When entrance stations and exit stations are identical, I assumed that was when the rider left the station without riding. But the average travel times are a bit odd, often over 20 minutes, sometimes over an hour. What causes that?
And what was up with Anacostia? Over 7% of rides that began at Anacostia also ended there!
@Tree
Good question; I’ve been looking at same-station entries and exits myself. There are a few explanations:
1 – A lot of this is employees who are active in the station or the system, and who aren’t tapping out in the expected way.
2 – “Bailout” trips during an incident or disruption, when customers enter, see a disruption, and then exit to find another way.
3 – Station managers fixing inverted entries/exits, where cards get out of sync.
4 – Perhaps confused visitors or tourists. These trips tend to spike on weekends, and at stations like Arlington Cemetery, Smithsonian, and National Airport.
5 – Incomplete rail trips from a bus bridge during weekend trackwork.
6 – Surprisingly, some of it may actually be customers purposefully walking in one entrance and out the other. This data only shows station, but if you look at it by mezzanine you can see, for example, folks entering the north (parking) entrance at Anacostia, and exiting the south (neighborhood/bus) entrance in the morning, and reverse in the evening. Same at Dupont Circle. Maybe to get out the rain?
7 – People who just change their minds, for whatever reason.
Hope this helps! But generally, they should represent less than 1% of riders, and I wouldn’t put much weight on the trip duration field for these transactions.

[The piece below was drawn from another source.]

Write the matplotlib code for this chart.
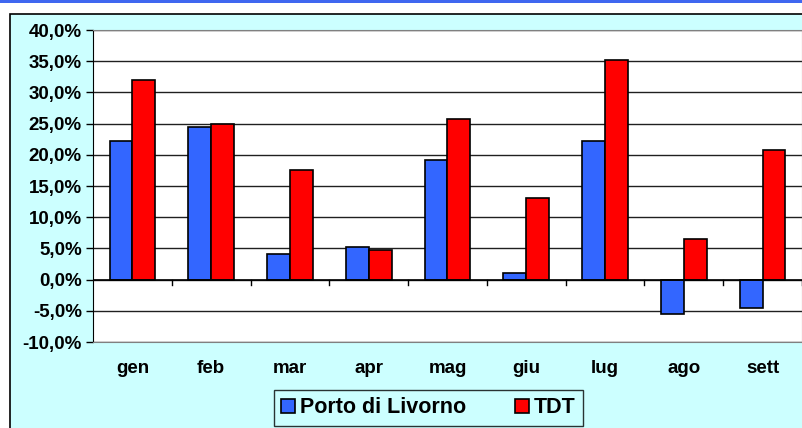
import numpy as np
import matplotlib.pyplot as plt
from matplotlib.patches import Rectangle
from matplotlib.ticker import FuncFormatter

plt.rcParams['font.family'] = ['Liberation Sans', 'DejaVu Sans']
plt.rcParams['font.weight'] = 'bold'

mesi = ['gen', 'feb', 'mar', 'apr', 'mag', 'giu', 'lug', 'ago', 'sett']
livorno = [22.2, 24.4, 4.1, 5.2, 19.1, 1.0, 22.2, -5.5, -4.6]
tdt = [32.0, 24.9, 17.6, 4.8, 25.8, 13.1, 35.2, 6.5, 20.8]

W, H = 803, 428
fig = plt.figure(figsize=(W / 100, H / 100), dpi=100)
fig.patch.set_facecolor('white')

# sfondo del grafico con bordo nero
fig.patches.append(Rectangle((10 / W, -0.1), 1.1, 1 - 14 / H + 0.1, transform=fig.transFigure,
                             facecolor='#CCFFFF', edgecolor='black', lw=1.2, zorder=-2))
# barra blu in alto
fig.patches.append(Rectangle((0, 1 - 3 / H), 1, 3 / H, transform=fig.transFigure,
                             facecolor='#3F67F0', edgecolor='none', zorder=-1))

ax = fig.add_axes([93 / W, 1 - 342 / H, (802 - 93) / W, (342 - 30) / H])
ax.set_zorder(2)
ax.set_facecolor('white')

x = np.arange(len(mesi))
w = 0.29
b1 = ax.bar(x - w / 2, livorno, w, color='#3366FF', edgecolor='black', lw=1.2, zorder=3)
b2 = ax.bar(x + w / 2, tdt, w, color='#FF0000', edgecolor='black', lw=1.2, zorder=3)

ax.set_xlim(-0.5, len(mesi) - 0.5)
ax.set_ylim(-10, 40)
ax.set_yticks(np.arange(-10, 41, 5))
ax.yaxis.set_major_formatter(FuncFormatter(lambda v, p: f'{v:.1f}%'.replace('.', ',')))
ax.yaxis.grid(True, color='#202020', lw=1, zorder=1)
ax.tick_params(axis='y', labelsize=13.5, length=5, width=1, pad=3, direction='out')

ax.set_xticks(x)
ax.set_xticklabels(mesi, fontsize=13.5)
ax.tick_params(axis='x', length=0, pad=13)
# tacche sull'asse dello zero, ai confini delle categorie
for b in np.arange(0.5, len(mesi), 1):
    ax.plot([b, b], [0, -0.8], color='black', lw=1, zorder=2)
ax.axhline(0, color='black', lw=1.2, zorder=4)

for s in ['top', 'right', 'bottom']:
    ax.spines[s].set_color('#808080')
ax.spines['left'].set_color('black')

leg = ax.legend([b1, b2], ['Porto di Livorno', 'TDT'], loc='upper center',
                bbox_to_anchor=(0.473, -0.153), ncol=2, frameon=True, fancybox=False,
                fontsize=15.5, handlelength=0.65, handleheight=0.65, handletextpad=0.2,
                columnspacing=2.3, borderpad=0.35, borderaxespad=0)
leg.get_frame().set_edgecolor('black')
leg.get_frame().set_facecolor('#CCFFFF')
leg.get_frame().set_linewidth(1)

fig.savefig('out.png', dpi=100)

The system-wide average is around 1%, though there are a few that have averaged more than 2% in this period and the previous May. But Anacostia’s same-station rate is in a whole different league for October 2014.
@Tree
Yes, and weeding out employees should cut this down even more.
This is great data, and we’re looking forward to including useful visualizations soon on our Gofairfax (GoFFX) Silver Line/Dulles corridor event mobile app and site.
Hi Michael,
thanks for providing the data. Would like to get in touch with you directly to demonstrate some options. please send me an email. best regards, peter
Metro entrances and exits by station across the whole of the system. Thanks for releasing these data! http://www.reddit.com/r/dataisbeautiful/comments/2ud8u9/washington_dc_metro_total_entrance_and_exits_by/
This is great – is it possible to also get data on average transfer times between lines and/or on average train travel times/speeds between adjacent stations?
@Jillian
Hi, Jillian:
We generally use 5 minutes for transfer times during peak periods: a few minutes walking and half a headway. During peaks, that’s actually generous. Off peak, the headways increase so you’d have to adjust your transfer times accordingly.
The station to station travel times are best found in our GTFS distribution, available here:
http://wmata.com/rider_tools/developer_resources.cfm
Let us know if you have any additional questions.
Thanks Michael!
I was wondering if you had data for every month or if someone looked at the effects of the Stadium-Armory fire?
@Jeff
We published non-OD ridership (entries) for all stations by month for Fiscal Year 2015. Download the data through the Tableau links – does this help?
That data won’t take you up through the Stadium-Armory fire in Sept. 2015, however. We have taken a look at this incident from a ridership perspective and found a small dip, but it’s very small (and beyond Stadium-Armory station itself, the effect is hard to isolate amidst everything else that is happening). A post for the future perhaps?
@Justin
Oh great point about the Tableau data thanks.
Very interesting about the fire, that’s good the effect wasn’t much. Thanks Justin!